Open String Wavefunctions in Warped Compactifications

TL;DR

This paper studies open string wavefunctions in warped compactifications, deriving warped Kahler potentials, analyzing flux effects on fermionic modes, and computing warping corrections to Yukawa couplings in string theory models.

Contribution

It provides a detailed analysis of open string wavefunctions in warped backgrounds, including flux effects and warping corrections to Kahler potentials and Yukawa couplings, extending previous models.

Findings

Fluxes couple to fermionic wavefunctions, altering their behavior.

Warping corrections to Yukawa couplings are computed in simple models.

Modified wavefunction dependence ensures supersymmetry consistency.

Abstract

We analyze the wavefunctions for open strings in warped compactifications, and compute the warped Kahler potential for the light modes of a probe D-brane.

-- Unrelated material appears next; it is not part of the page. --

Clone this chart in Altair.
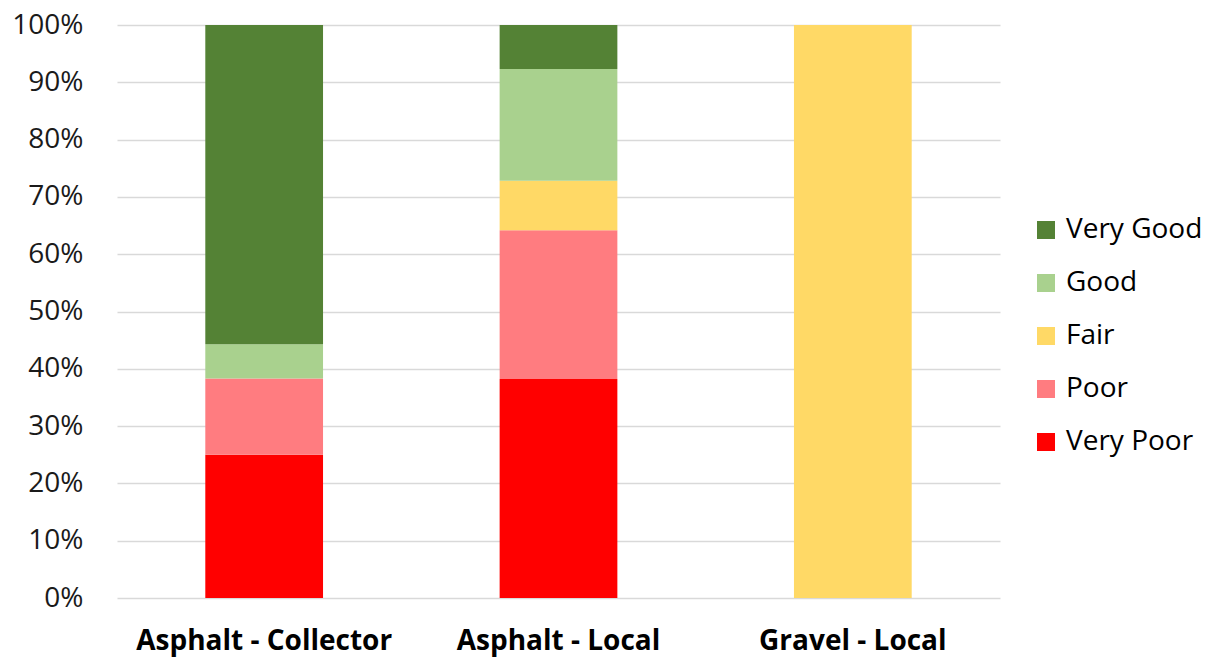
import altair as alt
import pandas as pd

categories = ["Asphalt - Collector", "Asphalt - Local", "Gravel - Local"]
conditions = ["Very Good", "Good", "Fair", "Poor", "Very Poor"]
colors = ["#548235", "#A9D18E", "#FFD966", "#FF7C80", "#FF0000"]

# percent shares per condition, in category order
very_poor = [25.0, 38.2, 0.0]
poor = [13.3, 26.0, 0.0]
fair = [0.0, 8.6, 100.0]
good = [6.0, 19.5, 0.0]
very_good = [55.7, 7.7, 0.0]

series = {"Very Poor": very_poor, "Poor": poor, "Fair": fair, "Good": good, "Very Good": very_good}
stack_rank = {"Very Poor": 0, "Poor": 1, "Fair": 2, "Good": 3, "Very Good": 4}

rows = []
for cond, vals in series.items():
    for cat, v in zip(categories, vals):
        rows.append({"category": cat, "condition": cond, "share": v / 100.0, "rank": stack_rank[cond]})
df = pd.DataFrame(rows)

FONT = "Open Sans"

chart = alt.Chart(df).mark_bar().encode(
    x=alt.X("category:N", sort=categories, title=None,
            scale=alt.Scale(paddingInner=0.6, paddingOuter=0.3),
            axis=alt.Axis(labelAngle=0, labelFontWeight="bold", labelFontSize=28,
                          labelColor="#000000", labelPadding=29, ticks=False, domain=False,
                          labelFont=FONT, labelLimit=0)),
    y=alt.Y("share:Q", stack="zero", title=None,
            scale=alt.Scale(domain=[0, 1]),
            axis=alt.Axis(format=".0%", values=[i / 10 for i in range(11)],
                          labelFontSize=28, labelColor="#1A1A1A", labelPadding=34,
                          ticks=False, domain=False, grid=True, gridColor="#D9D9D9",
                          gridWidth=1.5, labelFont=FONT)),
    color=alt.Color("condition:N", sort=conditions,
                    scale=alt.Scale(domain=conditions, range=colors),
                    legend=alt.Legend(title=None, orient="none", legendX=915, legendY=191,
                                      padding=0,
                                      symbolType="square", symbolSize=324, symbolStrokeWidth=0,
                                      labelFontSize=28, labelFont=FONT, labelColor="#000000",
                                      rowPadding=25, labelOffset=6)),
    order=alt.Order("rank:Q", sort="ascending"),
).properties(
    width=883, height=573,
    autosize=alt.AutoSizeParams(type="none"),
    padding={"left": 117, "top": 25, "right": 220, "bottom": 62},
).configure(background="#FFFFFF").configure_view(stroke=None)

chart.save("out.html", embed_options={"renderer": "svg", "actions": False})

This analysis not only applies to the dynamics of D-branes in warped backgrounds, but also allows to deduce warping corrections to the closed string Kahler metrics via their couplings to open strings. We consider in particular the spectrum of D7-branes in warped Calabi-Yau orientifolds, which provide a string theory realizations of the Randall-Sundrum scenario. We find that certain background fluxes, necessary in the presence of warping, couple to the fermionic wavefunctions and qualitatively change their behavior. This modified dependence of the wavefunctions are needed for consistency with supersymmetry, though it is present in non-supersymmetric vacua as well. We discuss the deviations of our setup from the RS scenario and, as an application of our results, compute the warping corrections to Yukawa couplings in a simple model. Our analysis is performed both with and without the presence of D-brane world-volume flux, as well as for the case of backgrounds with varying dilaton.